WRITTEN PROBLEM »
Images must not appear in your copy; reproduce every other part of the records exactly.

RECORDS PROVIDED »
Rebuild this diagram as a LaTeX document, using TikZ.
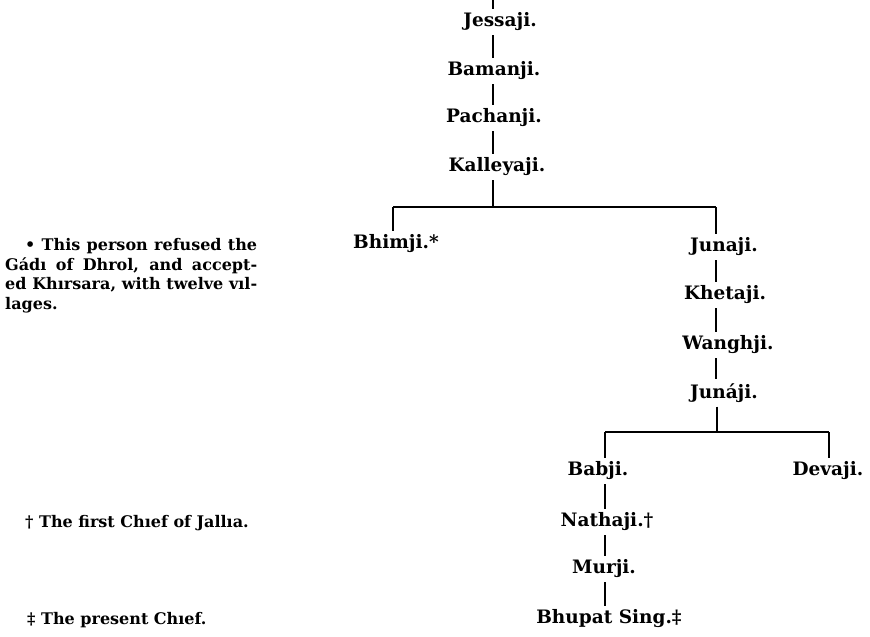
\documentclass[tikz,border=0pt]{standalone}
\usepackage{fontspec}
\setmainfont{DejaVu Serif}
\begin{document}
\begin{tikzpicture}[x=1pt,y=-1pt,
  person/.style={font=\bfseries\fontsize{18.5}{22}\selectfont, inner xsep=0pt, inner ysep=4pt, anchor=center},
  note/.style={font=\bfseries\fontsize{16}{19.7}\selectfont, inner sep=0pt},
  link/.style={line width=1.7pt},
  bar/.style={line width=1.3pt}]
\useasboundingbox (0,0) rectangle (870,637);
% names
\node[person] (jes)  at (500,22)  {Jessaji.};
\node[person] (bam)  at (494,71)  {Bamanji.};
\node[person] (pac)  at (494,118) {Pachanji.};
\node[person] (kal)  at (497,167) {Kalleyaji.};
\node[person] (bhi)  at (396,244) {Bhimji.*};
\node[person] (jun)  at (724,247) {Junaji.};
\node[person] (khe)  at (725,295) {Khetaji.};
\node[person] (wan)  at (728,345) {Wanghji.};
\node[person] (juna) at (724,393) {Junáji.};
\node[person] (bab)  at (598,471) {Babji.};
\node[person] (dev)  at (828,471) {Devaji.};
\node[person] (nat)  at (607,522) {Nathaji.†};
\node[person] (mur)  at (604,569) {Murji.};
\node[person] (bhu)  at (609,619) {Bhupat Sing.‡};
% junction points
\coordinate (top) at (493,0);
\coordinate (c1) at (493,207);
\coordinate (l1) at (393,207);
\coordinate (r1) at (716,207);
\coordinate (c2) at (717,432);
\coordinate (l2) at (605,432);
\coordinate (r2) at (829,432);
% connectors
\draw[link] (top) -- (jes.north -| top);
\draw[link] (jes.south -| top) -- (bam.north -| top);
\draw[link] (bam.south -| top) -- (pac.north -| top);
\draw[link] (pac.south -| top) -- (kal.north -| top);
\draw[link] (kal.south -| c1) -- (c1);
\draw[bar] (l1) -- (r1);
\draw[link] (l1) -- (l1 |- bhi.north);
\draw[link] (r1) -- (r1 |- jun.north);
\draw[link] (jun.south -| r1) -- (khe.north -| r1);
\draw[link] (khe.south -| r1) -- (wan.north -| r1);
\draw[link] (wan.south -| r1) -- (juna.north -| r1);
\draw[link] (juna.south -| c2) -- (c2);
\draw[bar] (l2) -- (r2);
\draw[link] (l2) -- (l2 |- bab.north);
\draw[link] (r2) -- (r2 |- dev.north);
\draw[link] (bab.south -| l2) -- (nat.north -| l2);
\draw[link] (nat.south -| l2) -- (mur.north -| l2);
\draw[link] (mur.south -| l2) -- (bhu.north -| l2);
% footnotes
\node[note, anchor=north west, text width=252pt, align=justify] (fn1) at (5,238)
  {\hspace*{20pt}• This person refused the\linebreak Gádı of Dhrol, and accept-\linebreak ed Khırsara, with twelve vıl-\linebreak lages.};
\node[note, anchor=base west] (fn2) at (25,527) {† The first Chıef of Jallıa.};
\node[note, anchor=base west] (fn3) at (27,624) {‡ The present Chıef.};
\end{tikzpicture}
\end{document}
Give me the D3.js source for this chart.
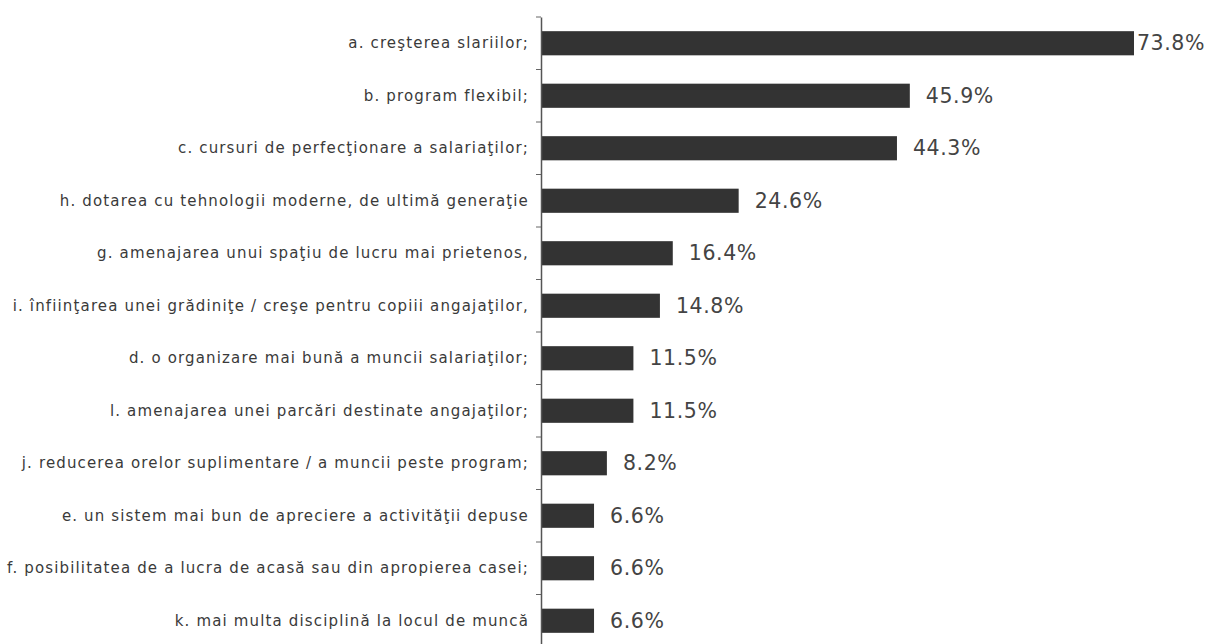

OUTPUT BELOW »
Rebuild this diagram as a LaTeX document, using TikZ.
\documentclass[tikz,border=0pt]{standalone}
\usepackage{fontspec}
\setmainfont{DejaVu Serif}
\begin{document}
\begin{tikzpicture}[x=1pt,y=-1pt,
  person/.style={font=\bfseries\fontsize{18.5}{22}\selectfont, inner xsep=0pt, inner ysep=4pt, anchor=center},
  note/.style={font=\bfseries\fontsize{16}{19.7}\selectfont, inner sep=0pt},
  link/.style={line width=1.7pt},
  bar/.style={line width=1.3pt}]
\useasboundingbox (0,0) rectangle (870,637);
% names
\node[person] (jes)  at (500,22)  {Jessaji.};
\node[person] (bam)  at (494,71)  {Bamanji.};
\node[person] (pac)  at (494,118) {Pachanji.};
\node[person] (kal)  at (497,167) {Kalleyaji.};
\node[person] (bhi)  at (396,244) {Bhimji.*};
\node[person] (jun)  at (724,247) {Junaji.};
\node[person] (khe)  at (725,295) {Khetaji.};
\node[person] (wan)  at (728,345) {Wanghji.};
\node[person] (juna) at (724,393) {Junáji.};
\node[person] (bab)  at (598,471) {Babji.};
\node[person] (dev)  at (828,471) {Devaji.};
\node[person] (nat)  at (607,522) {Nathaji.†};
\node[person] (mur)  at (604,569) {Murji.};
\node[person] (bhu)  at (609,619) {Bhupat Sing.‡};
% junction points
\coordinate (top) at (493,0);
\coordinate (c1) at (493,207);
\coordinate (l1) at (393,207);
\coordinate (r1) at (716,207);
\coordinate (c2) at (717,432);
\coordinate (l2) at (605,432);
\coordinate (r2) at (829,432);
% connectors
\draw[link] (top) -- (jes.north -| top);
\draw[link] (jes.south -| top) -- (bam.north -| top);
\draw[link] (bam.south -| top) -- (pac.north -| top);
\draw[link] (pac.south -| top) -- (kal.north -| top);
\draw[link] (kal.south -| c1) -- (c1);
\draw[bar] (l1) -- (r1);
\draw[link] (l1) -- (l1 |- bhi.north);
\draw[link] (r1) -- (r1 |- jun.north);
\draw[link] (jun.south -| r1) -- (khe.north -| r1);
\draw[link] (khe.south -| r1) -- (wan.north -| r1);
\draw[link] (wan.south -| r1) -- (juna.north -| r1);
\draw[link] (juna.south -| c2) -- (c2);
\draw[bar] (l2) -- (r2);
\draw[link] (l2) -- (l2 |- bab.north);
\draw[link] (r2) -- (r2 |- dev.north);
\draw[link] (bab.south -| l2) -- (nat.north -| l2);
\draw[link] (nat.south -| l2) -- (mur.north -| l2);
\draw[link] (mur.south -| l2) -- (bhu.north -| l2);
% footnotes
\node[note, anchor=north west, text width=252pt, align=justify] (fn1) at (5,238)
  {\hspace*{20pt}• This person refused the\linebreak Gádı of Dhrol, and accept-\linebreak ed Khırsara, with twelve vıl-\linebreak lages.};
\node[note, anchor=base west] (fn2) at (25,527) {† The first Chıef of Jallıa.};
\node[note, anchor=base west] (fn3) at (27,624) {‡ The present Chıef.};
\end{tikzpicture}
\end{document}
Give me the D3.js source for this chart.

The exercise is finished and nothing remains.